Les Etats-Unis ont émergé rapidement de la crise pandémique. Il faut y voir la combinaison d’un « appétit au risque » élevé des décideurs politiques qui ont toujours choisi de lever les restrictions sanitaires plus tôt que leurs homologues européens pour un même degré de propagation du virus, d’une politique budgétaire extrêmement active, dont le stimulus de 1 900 milliards de dollars lancé par Joe Biden n’est qu’un avatar supplémentaire, et enfin d’une campagne de vaccination plus rapide qui réduit la probabilité de vagues de contagion supplémentaires. Il est vraisemblable que l’économie américaine passera d’une récession sans précèdent au printemps 2020 à une « surchauffe » à l’été 2021. En effet, l’écart de production – la distance entre le niveau effectif du PIB et là où il devrait être si l’économie avait poursuivi sa croissance au rythme tendanciel – n’est probablement plus que de -1,5 % du PIB à la fin du premier trimestre 2021. Le stimulus budgétaire supplémentaire de 10 points de PIB fera passer cet écart de production en territoire positif, même en prenant des valeurs très faibles pour l’effet « multiplicateur » des dépenses publiques. Cet « emballement » est normalement associé à un redémarrage des prix à la consommation, et les anticipations d’inflation mesurées dans les enquêtes menées auprès des ménages et des entreprises ont été fortement révisées à la hausse ces derniers mois.
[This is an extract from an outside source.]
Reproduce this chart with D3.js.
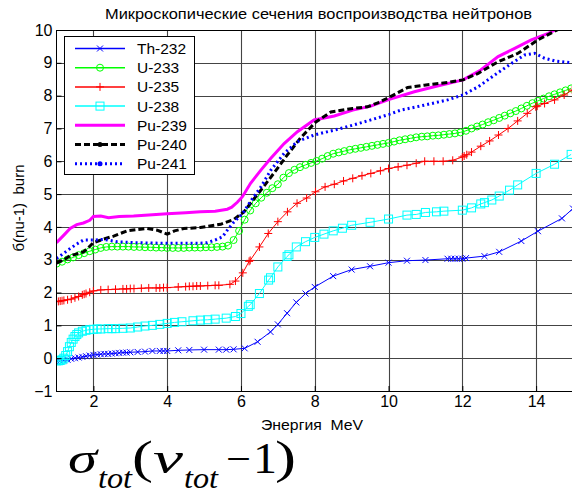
<!DOCTYPE html>
<html>
<head>
<meta charset="utf-8">
<script src="https://cdn.jsdelivr.net/npm/d3@7"></script>
<style>
body { margin: 0; background: #fff; }
text { font-family: "Liberation Sans", Arial, sans-serif; }
text.serif { font-family: "Liberation Serif", "Times New Roman", serif; }
</style>
</head>
<body>
<script>
// data
var names = ["Th-232", "U-233", "U-235", "U-238", "Pu-239", "Pu-240", "Pu-241"];
var xTicks = [2, 4, 6, 8, 10, 12, 14];
var yTicks = [-1, 0, 1, 2, 3, 4, 5, 6, 7, 8, 9, 10];

var thE = [1.0,1.1,1.2,1.3,1.4,1.5,1.6,1.7,1.8,1.9,2.0,2.1,2.2,2.3,2.4,2.5,2.6,2.7,2.8,2.9,3.0,3.2,3.4,3.6,3.8,3.9,4.0,4.3,4.6,5.0,5.4,5.6,5.8,6.1,6.45,6.8,7.0,7.25,7.5,7.75,8.0,8.5,9.0,9.5,10.0,10.5,11.0,11.6,11.7,11.8,11.9,12.0,12.1,12.6,13.0,13.6,14.05,14.7,15.0];
var thV = [-0.08,-0.08,-0.07,-0.05,-0.02,0.0,0.02,0.04,0.06,0.08,0.1,0.11,0.12,0.13,0.13,0.14,0.15,0.16,0.17,0.17,0.18,0.19,0.2,0.22,0.22,0.22,0.22,0.24,0.25,0.26,0.26,0.26,0.27,0.3,0.5,0.8,1.03,1.37,1.7,1.97,2.17,2.5,2.7,2.8,2.91,2.97,2.99,3.03,3.03,3.03,3.03,3.03,3.05,3.11,3.24,3.57,3.87,4.26,4.56];

var u233E = [1.00,1.15,1.30,1.45,1.60,1.75,1.90,2.05,2.20,2.35,2.50,2.65,2.80,2.95,3.10,3.25,3.40,3.55,3.70,3.85,4.00,4.15,4.30,4.45,4.60,4.75,4.90,5.05,5.20,5.35,5.50,5.65,5.80,5.95,6.10,6.25,6.40,6.55,6.70,6.85,7.00,7.15,7.30,7.45,7.60,7.75,7.90,8.05,8.20,8.35,8.50,8.65,8.80,8.95,9.10,9.25,9.40,9.55,9.70,9.85,10.00,10.15,10.30,10.45,10.60,10.75,10.90,11.05,11.20,11.35,11.50,11.65,11.80,11.95,12.10,12.25,12.40,12.55,12.70,12.85,13.00,13.15,13.30,13.45,13.60,13.75,13.90,14.05,14.20,14.35,14.50,14.65,14.80,14.95];
var u233V = [2.88,2.94,3.01,3.07,3.14,3.20,3.26,3.31,3.36,3.39,3.40,3.40,3.40,3.40,3.39,3.39,3.38,3.38,3.37,3.37,3.36,3.36,3.36,3.36,3.37,3.37,3.37,3.38,3.38,3.39,3.40,3.43,3.60,3.88,4.22,4.50,4.72,4.89,5.04,5.18,5.30,5.50,5.64,5.74,5.82,5.89,5.95,6.01,6.08,6.16,6.23,6.27,6.31,6.35,6.38,6.41,6.44,6.47,6.50,6.53,6.56,6.60,6.64,6.67,6.70,6.73,6.75,6.76,6.78,6.79,6.81,6.83,6.85,6.88,6.93,7.00,7.06,7.12,7.19,7.25,7.32,7.39,7.46,7.53,7.61,7.69,7.77,7.84,7.91,7.98,8.04,8.10,8.16,8.22];

var u235E = [1.0,1.05,1.1,1.15,1.2,1.3,1.4,1.5,1.6,1.7,1.75,1.8,1.9,2.0,2.2,2.4,2.6,2.8,2.9,3.0,3.1,3.3,3.5,3.7,3.8,3.9,4.0,4.3,4.5,4.6,4.7,4.8,4.9,5.1,5.3,5.4,5.7,5.85,6.05,6.22,6.25,6.5,6.74,7.0,7.26,7.52,7.78,8.02,8.28,8.53,8.78,9.03,9.28,9.52,9.78,10.0,10.26,10.5,10.75,10.98,11.23,11.48,11.74,12.0,12.05,12.12,12.25,12.5,12.74,12.98,13.24,13.5,13.76,13.99,14.03,14.23,14.5,14.76,14.98];
var u235V = [1.72,1.73,1.74,1.75,1.76,1.78,1.80,1.84,1.88,1.93,1.95,1.97,2.01,2.05,2.08,2.09,2.10,2.11,2.11,2.12,2.12,2.13,2.14,2.14,2.14,2.15,2.15,2.17,2.18,2.19,2.19,2.2,2.2,2.21,2.22,2.22,2.25,2.35,2.6,2.95,2.98,3.39,3.8,4.16,4.46,4.72,4.88,5.07,5.22,5.3,5.4,5.48,5.56,5.63,5.71,5.78,5.83,5.88,5.94,6.0,6.0,6.0,6.03,6.13,6.16,6.2,6.28,6.46,6.62,6.8,7.0,7.23,7.46,7.66,7.68,7.76,7.87,8.02,8.17];

var u238E = [1.0,1.05,1.1,1.15,1.2,1.25,1.3,1.35,1.4,1.45,1.5,1.55,1.6,1.7,1.8,1.9,2.0,2.1,2.2,2.4,2.5,2.6,2.8,3.0,3.2,3.4,3.6,3.8,4.0,4.2,4.4,4.7,4.9,5.1,5.3,5.6,5.85,6.0,6.2,6.25,6.5,6.75,6.8,7.0,7.25,7.3,7.5,7.75,8.0,8.25,8.5,8.75,9.0,9.5,10.0,10.5,10.75,11.0,11.3,11.5,12.0,12.25,12.5,12.6,12.8,13.0,13.28,13.5,14.0,14.5,14.95];
var u238V = [-0.08,-0.08,-0.07,-0.05,0.0,0.08,0.2,0.35,0.48,0.58,0.66,0.72,0.77,0.82,0.85,0.87,0.88,0.89,0.89,0.9,0.9,0.9,0.91,0.92,0.95,0.98,1.0,1.03,1.06,1.09,1.11,1.14,1.16,1.17,1.19,1.22,1.27,1.36,1.58,1.63,1.97,2.38,2.45,2.78,3.1,3.15,3.39,3.55,3.68,3.78,3.88,3.96,4.05,4.14,4.24,4.36,4.38,4.44,4.46,4.48,4.51,4.58,4.7,4.74,4.82,4.94,5.12,5.28,5.63,5.91,6.21];

var pu239E = [1.0,1.2,1.37,1.55,1.73,1.9,2.0,2.2,2.41,2.7,3.09,3.5,4.0,4.5,4.9,5.3,5.63,5.75,5.9,6.04,6.26,6.54,6.81,7.17,7.53,7.98,8.53,9.03,9.52,10.0,10.7,11.24,12.02,12.5,12.97,13.42,13.87,14.33,14.6,15.0];
var pu239V = [3.52,3.75,3.95,4.07,4.12,4.2,4.32,4.33,4.28,4.32,4.33,4.36,4.4,4.43,4.46,4.48,4.54,4.6,4.75,4.92,5.33,5.73,6.09,6.54,6.9,7.26,7.38,7.56,7.68,7.88,8.12,8.27,8.48,8.78,9.19,9.44,9.7,9.9,10.05,10.25];

var pu240E = [1.0,1.2,1.37,1.55,1.73,1.85,2.0,2.28,2.55,2.91,3.2,3.46,3.73,4.0,4.2,4.45,4.9,5.45,5.81,6.08,6.35,6.63,6.9,7.26,7.62,8.03,8.44,9.03,9.43,9.71,10.02,10.52,10.97,11.6,12.02,12.43,12.97,13.51,14.05,14.6,15.0];
var pu240V = [2.9,3.0,3.12,3.18,3.24,3.35,3.52,3.63,3.72,3.88,3.92,3.95,3.9,3.78,3.88,3.95,3.98,4.08,4.23,4.46,4.85,5.25,5.65,6.2,6.72,7.2,7.5,7.61,7.66,7.78,7.95,8.25,8.32,8.4,8.48,8.68,9.03,9.29,9.7,10.02,10.2];

var pu241E = [1.0,1.2,1.37,1.55,1.73,2.0,2.28,2.64,3.09,4.0,4.9,5.09,5.3,5.5,5.63,5.81,6.04,6.26,6.54,6.81,7.17,7.53,7.98,8.53,9.03,9.52,10.02,10.34,10.97,11.6,12.02,12.43,12.88,13.33,13.69,13.96,14.23,14.5,14.95];
var pu241V = [3.04,3.2,3.34,3.48,3.6,3.6,3.62,3.55,3.52,3.5,3.5,3.52,3.6,3.7,3.9,4.15,4.4,4.78,5.22,5.73,6.24,6.6,6.8,6.95,7.1,7.26,7.43,7.56,7.71,7.87,8.02,8.27,8.63,8.98,9.24,9.29,9.14,9.06,9.0];

var energies = [thE, u233E, u235E, u238E, pu239E, pu240E, pu241E];
var values = [thV, u233V, u235V, u238V, pu239V, pu240V, pu241V];

// look of each line
var styles = [
    {color: "#0000ff", width: 1, dash: null, marker: "x"},
    {color: "#00ff00", width: 1, dash: null, marker: "o"},
    {color: "#ff0000", width: 1, dash: null, marker: "+"},
    {color: "#00ffff", width: 1, dash: null, marker: "s"},
    {color: "#ff00ff", width: 3, dash: null, marker: null},
    {color: "#000000", width: 3, dash: "6,3", marker: "."},
    {color: "#0000ff", width: 3, dash: "2,3", marker: "."}
];

var svg = d3.select("body").append("svg")
    .attr("width", 572)
    .attr("height", 492)

var pLeft = 56.5, pRight = 573, pTop = 30, pBottom = 391;

var x = d3.scaleLinear().domain([1, 15]).range([pLeft, pRight]);
var y = d3.scaleLinear().domain([-1, 10]).range([pBottom, pTop]);

svg.append("clipPath").attr("id", "plotclip")
    .append("rect")
    .attr("x", pLeft).attr("y", pTop)
    .attr("width", pRight - pLeft).attr("height", pBottom - pTop)

// grid
var grid = svg.append("g").attr("stroke", "#444").attr("stroke-width", 1.1);
xTicks.forEach(function (t) {
    grid.append("line")
        .attr("x1", Math.round(x(t)) + 0.5).attr("x2", Math.round(x(t)) + 0.5)
        .attr("y1", pTop).attr("y2", pBottom)
});
yTicks.forEach(function (t) {
    grid.append("line")
        .attr("x1", pLeft).attr("x2", pRight)
        .attr("y1", Math.round(y(t)) + 0.5).attr("y2", Math.round(y(t)) + 0.5)
});

function drawMarker(g, type, cx, cy, color) {
    if (type == "x") {
        g.append("path")
            .attr("d", "M" + (cx - 3) + "," + (cy - 3) + "L" + (cx + 3) + "," + (cy + 3) +
                       "M" + (cx - 3) + "," + (cy + 3) + "L" + (cx + 3) + "," + (cy - 3))
            .attr("stroke", color).attr("stroke-width", 1).attr("fill", "none")
    } else if (type == "+") {
        g.append("path")
            .attr("d", "M" + (cx - 4) + "," + cy + "L" + (cx + 4) + "," + cy +
                       "M" + cx + "," + (cy - 4) + "L" + cx + "," + (cy + 4))
            .attr("stroke", color).attr("stroke-width", 1).attr("fill", "none")
    } else if (type == "o") {
        g.append("circle")
            .attr("cx", cx).attr("cy", cy).attr("r", 3.5)
            .attr("stroke", color).attr("stroke-width", 1).attr("fill", "none")
    } else if (type == "s") {
        g.append("rect")
            .attr("x", cx - 4).attr("y", cy - 4).attr("width", 8).attr("height", 8)
            .attr("stroke", color).attr("stroke-width", 1).attr("fill", "none")
    } else if (type == ".") {
        g.append("circle")
            .attr("cx", cx).attr("cy", cy).attr("r", 2.5)
            .attr("fill", color)
    }
}

var plot = svg.append("g").attr("clip-path", "url(#plotclip)");

var line = d3.line()
    .x(function (d) { return x(d[0]); })
    .y(function (d) { return y(d[1]); })

for (var s = 0; s < names.length; s++) {
    var pts = energies[s].map(function (e, i) { return [e, values[s][i]]; });
    var st = styles[s];
    plot.append("path")
        .datum(pts)
        .attr("d", line)
        .attr("fill", "none")
        .attr("stroke", st.color)
        .attr("stroke-width", st.width)
        .attr("stroke-dasharray", st.dash)
    if (st.marker && st.marker != ".") {
        pts.forEach(function (p) {
            drawMarker(plot, st.marker, x(p[0]), y(p[1]), st.color);
        });
    }
}

// axes
svg.append("g")
    .attr("transform", "translate(0," + pBottom + ")")
    .call(d3.axisBottom(x).tickValues(xTicks).tickSizeInner(-5).tickSizeOuter(0).tickPadding(5))
svg.append("g")
    .attr("transform", "translate(" + pLeft + ",0)")
    .call(d3.axisLeft(y).tickValues(yTicks).tickSizeInner(-5).tickSizeOuter(0).tickPadding(4))
svg.selectAll(".domain").remove();
svg.selectAll(".tick text")
    .attr("font-size", 16)
    .attr("fill", "#000")
svg.selectAll(".tick line").attr("stroke", "#000")

svg.append("rect")
    .attr("x", pLeft).attr("y", pTop + 0.5)
    .attr("width", pRight - pLeft).attr("height", pBottom - pTop)
    .attr("fill", "none").attr("stroke", "#000").attr("stroke-width", 1)

// titles
svg.append("text")
    .attr("x", 105).attr("y", 19)
    .attr("font-size", 15)
    .attr("textLength", 427)
    .attr("lengthAdjust", "spacingAndGlyphs")
    .text("Микроскопические сечения воспроизводства нейтронов")

svg.append("text")
    .attr("x", 261).attr("y", 430)
    .attr("font-size", 14.5)
    .attr("textLength", 102)
    .attr("lengthAdjust", "spacingAndGlyphs")
    .attr("xml:space", "preserve")
    .text("Энергия  MeV")

svg.append("text")
    .attr("transform", "translate(24,208) rotate(-90)")
    .attr("text-anchor", "middle")
    .attr("font-size", 15)
    .attr("xml:space", "preserve")
    .text("б(nu-1)  burn")

// legend
var legend = svg.append("g");
legend.append("rect")
    .attr("x", 64.5).attr("y", 36.5)
    .attr("width", 130).attr("height", 138)
    .attr("fill", "#fff").attr("stroke", "#000").attr("stroke-width", 1)
for (var s = 0; s < names.length; s++) {
    var ly = 48.5 + s * 19.2;
    var st = styles[s];
    legend.append("line")
        .attr("x1", 75).attr("x2", 125)
        .attr("y1", ly).attr("y2", ly)
        .attr("stroke", st.color)
        .attr("stroke-width", st.width == 1 ? 1.5 : st.width)
        .attr("stroke-dasharray", st.dash)
    if (st.marker) drawMarker(legend, st.marker, 100, ly, st.color);
    legend.append("text")
        .attr("x", 137).attr("y", ly + 5.5)
        .attr("font-size", 15.5)
        .text(names[s])
}

// formula below the chart
var f = svg.append("g");
function piece(txt, px, py, size, italic, len) {
    f.append("text").attr("class", "serif")
        .attr("x", px).attr("y", py)
        .attr("font-size", size)
        .attr("font-style", italic ? "italic" : "normal")
        .attr("textLength", len)
        .attr("lengthAdjust", "spacingAndGlyphs")
        .text(txt)
}
piece("σ", 68, 473, 44, true, 29);
piece("tot", 98, 487.5, 30, true, 34);
piece("(", 132, 473, 46, false, 21);
piece("ν", 153, 473, 44, true, 30);
piece("tot", 184, 487.5, 30, true, 34);
piece("−", 226, 473, 42, false, 25);
piece("1", 253, 473, 44, false, 24);
piece(")", 275, 473, 46, false, 21);
</script>
</body>
</html>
La situation américaine est exceptionnelle. La Chine, qui a émergé encore plus rapidement que les Etats-Unis de la récession l’année dernière, a choisi de maintenir une orientation très prudente de sa politique économique, à l’inverse de sa stratégie de 2008-2009, pour éviter de « sur-stimuler » et de nourrir une nouvelle accélération des prix d’actifs et un redémarrage de l’inflation. La masse monétaire a commencé à ralentir. L’Europe est bien loin de pouvoir lever complètement les restrictions sanitaires, même si le rythme des vaccinations a fini par décoller. Le soutien budgétaire y est significatif, du fait de la prolongation des mesures d’urgence prises l’année dernière, mais sans la puissance déployée aux Etats-Unis. Les risques de « surchauffe » sont donc faibles, même si des « effets de base » vont transitoirement faire monter l’inflation en Europe.

Au-delà de l’impact immédiat de la reprise sur les prix à la consommation, un vrai changement durable du rythme d’inflation ne peut se produire sans une pression significative sur les salaires. Joe Biden n’a pas réussi à ajouter à son stimulus la forte hausse du salaire minimal qu’il attendait, et la « surchauffe » américaine pourrait bien n’être que temporaire, puisque les effets sur la demande du programme d’investissement qui devrait prendre le relais du stimulus d’urgence – et qui doit encore être voté au Congrès – seront beaucoup plus limités. En Europe, les « salaires négociés » ont fortement ralenti, et en Allemagne, IG Metall, qui donne le « la » en la matière, entame le nouveau round de négociations avec des revendications modestes.

Historiquement, l’inflation est rarement un phénomène purement économique. Il faut un environnement institutionnel propice, qui n’est pas établi aujourd’hui, avec comme ingrédients nécessaires une re-régulation du marché du travail, une « dé-globalisation » qui empêcherait de compenser une hausse des prix des producteurs domestiques par l’appel à des producteurs étrangers, et des banques centrales complaisantes. Sur ce dernier point, la conversion de la Fed à la tolérance de phases où l’inflation dépasserait son objectif est à surveiller, mais la BCE nous en semble loin.